# 2010 Routan Fluid Specs



## Wiliecoyote (Feb 22, 2008)

Ok, so I can pop the hood and read 5w20 on the fill cap, and thumb through the book to see 5qts, but that conflicts with a lot of what I find online. 
So, what's the real story.
2010 Routan with the 3.8L
I run Mobil 1 in my other vehicles, and if I search the mobil website, it says run 0w40.
Checked Castrol, and they say no offering, VW requires special oil, same with pennzoil. 
Called a dealer, they said run conventional. 
There's to many differeing solutions. 

So bottom line, what do I run? Follow the fill cap, conventional 5w20? Or make the switch to Synthetic and trust the Mobil 1 site? 
Thanks.


----------



## Volvos Rock (Oct 13, 2011)

I run Amsoil "OE" 5w20. Don't know if it is the solution, but no oil related issues here.


----------



## Chris16vRocco (Apr 30, 2006)

Both Chrysler and VW use conventional 5w20 in the 3.8, conventional 10w30 in the 4.0, and conventional 5w30 in the Pentastar 3.6.


----------



## Mojo Johnson (May 14, 2012)

I did the same search using a Chrysler Town & Country and got this:

*Mobil 1 5W-20*
Mobil 1 5W-20 is an advanced full synthetic motor oil that helps extend engine life by reducing engine wear and oil breakdown. Mobil 1 5W-20 provides outstanding performance under all operating conditions and meets or exceeds the warranty requirements where an API certified oil is specified.

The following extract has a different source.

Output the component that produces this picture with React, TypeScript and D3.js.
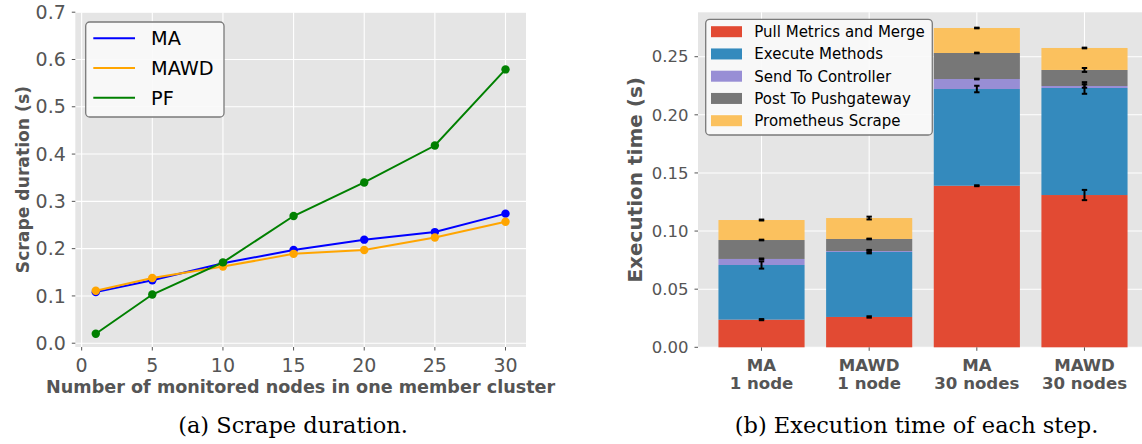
import * as d3 from 'd3'

// Left chart: scrape duration
const nodeCounts = [1, 5, 10, 15, 20, 25, 30]
const maDuration = [0.108, 0.133, 0.169, 0.197, 0.219, 0.235, 0.274]
const mawdDuration = [0.111, 0.138, 0.162, 0.189, 0.197, 0.2235, 0.257]
const pfDuration = [0.020, 0.103, 0.171, 0.269, 0.340, 0.418, 0.579]
const leftXTicks = [0, 5, 10, 15, 20, 25, 30]
const leftYTicks = [0, 0.1, 0.2, 0.3, 0.4, 0.5, 0.6, 0.7]

// Right chart: execution time per step
const barGroups = [
  ['MA', '1 node'],
  ['MAWD', '1 node'],
  ['MA', '30 nodes'],
  ['MAWD', '30 nodes'],
]
const stepNames = [
  'Pull Metrics and Merge',
  'Execute Methods',
  'Send To Controller',
  'Post To Pushgateway',
  'Prometheus Scrape',
]
const pullMetrics = [0.0238, 0.0261, 0.139, 0.131]
const executeMethods = [0.047, 0.0559, 0.0832, 0.0921]
const sendToController = [0.0052, 0.0008, 0.0086, 0.0017]
const postToPushgateway = [0.0163, 0.0104, 0.0224, 0.0138]
const prometheusScrape = [0.0172, 0.018, 0.0215, 0.0189]
const pullErr = [0.0005, 0.0006, 0.0004, 0.0044]
const executeErr = [0.0031, 0.0012, 0.0028, 0.005]
const sendErr = [0.0004, 0.001, 0.0003, 0.0015]
const postErr = [0.0003, 0.0003, 0.0003, 0.0017]
const scrapeErr = [0.0004, 0.0012, 0.0003, 0.0003]
const rightYTicks = [0, 0.05, 0.1, 0.15, 0.2, 0.25]

const lineColors = ['#0000ff', '#ffa500', '#008000']
const stepColors = ['#E24A33', '#348ABD', '#988ED5', '#777777', '#FBC15E']
const BG = '#e5e5e5'
const TXT = '#555555'

export default function App() {
  // ---- left scales
  const xL = d3.scaleLinear().domain([-0.45, 31.45]).range([75.3, 526])
  const yL = d3.scaleLinear().domain([-0.008, 0.7]).range([347, 12.2])
  const lineSeries = [
    { name: 'MA', values: maDuration },
    { name: 'MAWD', values: mawdDuration },
    { name: 'PF', values: pfDuration },
  ]
  const line = d3
    .line<number>()
    .x((_, i) => xL(nodeCounts[i]))
    .y(d => yL(d))

  // ---- right scales
  const xR = d3.scaleLinear().domain([-0.59, 3.59]).range([698, 1148])
  const yR = d3.scaleLinear().domain([0, 0.2882]).range([347.3, 12.3])
  const bw = xR(0.4) - xR(-0.4)
  const stepValues = [pullMetrics, executeMethods, sendToController, postToPushgateway, prometheusScrape]
  const stepErrs = [pullErr, executeErr, sendErr, postErr, scrapeErr]
  const stack = d3
    .stack<number>()
    .keys(stepNames.map((_, k) => String(k)))
    .value((i, key) => stepValues[+key][i])(barGroups.map((_, i) => i))

  const [lx0, lx1] = xL.range()
  const [ly0, ly1] = yL.range()
  const [rx0, rx1] = xR.range()
  const [ry0, ry1] = yR.range()

  return (
    <svg width={1142} height={444} style={{ position: 'absolute', left: 0, top: 0 }} fontFamily="DejaVu Sans">
      <rect width={1142} height={444} fill="#fff" />

      {/* ===== left chart ===== */}
      <rect x={lx0} y={ly1} width={lx1 - lx0} height={ly0 - ly1} fill={BG} />
      {leftXTicks.map(t => (
        <line key={'gx' + t} x1={xL(t)} x2={xL(t)} y1={ly1} y2={ly0} stroke="#fff" strokeWidth={1.1} />
      ))}
      {leftYTicks.map(t => (
        <line key={'gy' + t} x1={lx0} x2={lx1} y1={yL(t)} y2={yL(t)} stroke="#fff" strokeWidth={1.1} />
      ))}
      {leftXTicks.map(t => (
        <g key={'tx' + t}>
          <line x1={xL(t)} x2={xL(t)} y1={ly0} y2={ly0 + 3.5} stroke={TXT} strokeWidth={1} />
          <text x={xL(t)} y={372} textAnchor="middle" fontSize={19} fill={TXT}>{t}</text>
        </g>
      ))}
      {leftYTicks.map(t => (
        <g key={'ty' + t}>
          <line x1={lx0 - 3.5} x2={lx0} y1={yL(t)} y2={yL(t)} stroke={TXT} strokeWidth={1} />
          <text x={lx0 - 9.5} y={yL(t)} dy="0.35em" textAnchor="end" fontSize={19} fill={TXT}>{t.toFixed(1)}</text>
        </g>
      ))}
      {lineSeries.map((s, k) => (
        <g key={s.name}>
          <path d={line(s.values) || ''} fill="none" stroke={lineColors[k]} strokeWidth={2} />
          {s.values.map((v, i) => (
            <circle key={i} cx={xL(nodeCounts[i])} cy={yL(v)} r={4.2} fill={lineColors[k]} />
          ))}
        </g>
      ))}
      <text x={(lx0 + lx1) / 2} y={393.3} textAnchor="middle" fontSize={17.6} fontWeight="bold" fill={TXT}>
        Number of monitored nodes in one member cluster
      </text>
      <text
        transform={`translate(29,${(ly0 + ly1) / 2}) rotate(-90)`}
        textAnchor="middle"
        fontSize={17.2}
        fontWeight="bold"
        fill={TXT}
      >
        Scrape duration (s)
      </text>
      {/* left legend */}
      <rect x={85.7} y={22} width={138.3} height={95} rx={4} fill="#fafafa" fillOpacity={0.9} stroke="#7a7a7a" strokeWidth={1.3} />
      {lineSeries.map((s, k) => (
        <g key={'lg' + s.name} transform={`translate(0,${38.3 + k * 29.7})`}>
          <line x1={93.3} x2={135} y1={0} y2={0} stroke={lineColors[k]} strokeWidth={2} />
          <text x={151} y={0} dy="0.36em" fontSize={19.3} fill="#000">{s.name}</text>
        </g>
      ))}
      <text x={293} y={433} textAnchor="middle" fontSize={22.5} fontFamily="DejaVu Serif" fill="#000">
        (a) Scrape duration.
      </text>

      {/* ===== right chart ===== */}
      <rect x={rx0} y={ry1} width={rx1 - rx0} height={ry0 - ry1} fill={BG} />
      {barGroups.map((_, i) => (
        <line key={'rgx' + i} x1={xR(i)} x2={xR(i)} y1={ry1} y2={ry0} stroke="#fff" strokeWidth={1.1} />
      ))}
      {rightYTicks.map(t => (
        <line key={'rgy' + t} x1={rx0} x2={rx1} y1={yR(t)} y2={yR(t)} stroke="#fff" strokeWidth={1.1} />
      ))}
      {stack.map((layer, k) => (
        <g key={'st' + k}>
          {layer.map((d, i) => (
            <rect
              key={i}
              x={xR(i) - bw / 2}
              y={yR(d[1])}
              width={bw}
              height={yR(d[0]) - yR(d[1])}
              fill={stepColors[k]}
            />
          ))}
        </g>
      ))}
      {stack.map((layer, k) => (
        <g key={'eb' + k} stroke="#000" strokeWidth={2}>
          {layer.map((d, i) => {
            const e = stepErrs[k][i]
            const cx = xR(i)
            const yt = yR(d[1] + e)
            const yb = yR(d[1] - e)
            return (
              <g key={i}>
                <line x1={cx} x2={cx} y1={yt} y2={yb} />
                <line x1={cx - 2.7} x2={cx + 2.7} y1={yt} y2={yt} />
                <line x1={cx - 2.7} x2={cx + 2.7} y1={yb} y2={yb} />
              </g>
            )
          })}
        </g>
      ))}
      {rightYTicks.map(t => (
        <g key={'rty' + t}>
          <line x1={rx0 - 3.5} x2={rx0} y1={yR(t)} y2={yR(t)} stroke={TXT} strokeWidth={1} />
          <text x={rx0 - 9.5} y={yR(t)} dy="0.35em" textAnchor="end" fontSize={16.5} fill={TXT}>{t.toFixed(2)}</text>
        </g>
      ))}
      {barGroups.map((g, i) => (
        <g key={'rtx' + i}>
          <line x1={xR(i)} x2={xR(i)} y1={ry0} y2={ry0 + 3.5} stroke={TXT} strokeWidth={1} />
          <text x={xR(i)} y={370.7} textAnchor="middle" fontSize={16.6} fontWeight="bold" fill={TXT}>{g[0]}</text>
          <text x={xR(i)} y={389} textAnchor="middle" fontSize={16.6} fontWeight="bold" fill={TXT}>{g[1]}</text>
        </g>
      ))}
      <text
        transform={`translate(642,${(ry0 + ry1) / 2}) rotate(-90)`}
        textAnchor="middle"
        fontSize={20}
        fontWeight="bold"
        fill={TXT}
      >
        Execution time (s)
      </text>
      {/* right legend */}
      <rect x={705.7} y={19.3} width={226.6} height={115.7} rx={4} fill="#fafafa" fillOpacity={0.9} stroke="#7a7a7a" strokeWidth={1.3} />
      {stepNames.map((n, k) => (
        <g key={'rl' + k} transform={`translate(0,${31.7 + k * 22.25})`}>
          <rect x={711} y={-5.5} width={31} height={11} fill={stepColors[k]} />
          <text x={754.3} y={0} dy="0.36em" fontSize={15} fill="#000">{n}</text>
        </g>
      ))}
      <text x={916.5} y={433} textAnchor="middle" fontSize={22.5} fontFamily="DejaVu Serif" fill="#000">
        (b) Execution time of each step.
      </text>
    </svg>
  )
}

*Mobil 1 0W-20 Advanced Fuel Economy*
Also consider Mobil 1 0W-20 Advanced Fuel Economy, an advanced full synthetic motor oil, for vehicles where a SAE 0W-20 or 5W-20 oil is recommended. Mobil 1 0W-20 Advanced Fuel Economy is engineered to deliver outstanding engine protection and a potential 2% fuel economy improvement based on a comparison versus those grades most commonly used. Actual fuel economy improvement is dependent upon vehicle/engine type, outside temperature, driving conditions and your current engine oil viscosity. 

I was thinking about making the switch to full synthetic as well. I might try once of these options vs. the 0W-40. Anyone else run synthetic in the Routan?


----------



## mrmomo (Mar 3, 2003)

Let's not forget its DNA is american born, conventional 5w20 will do the job..


----------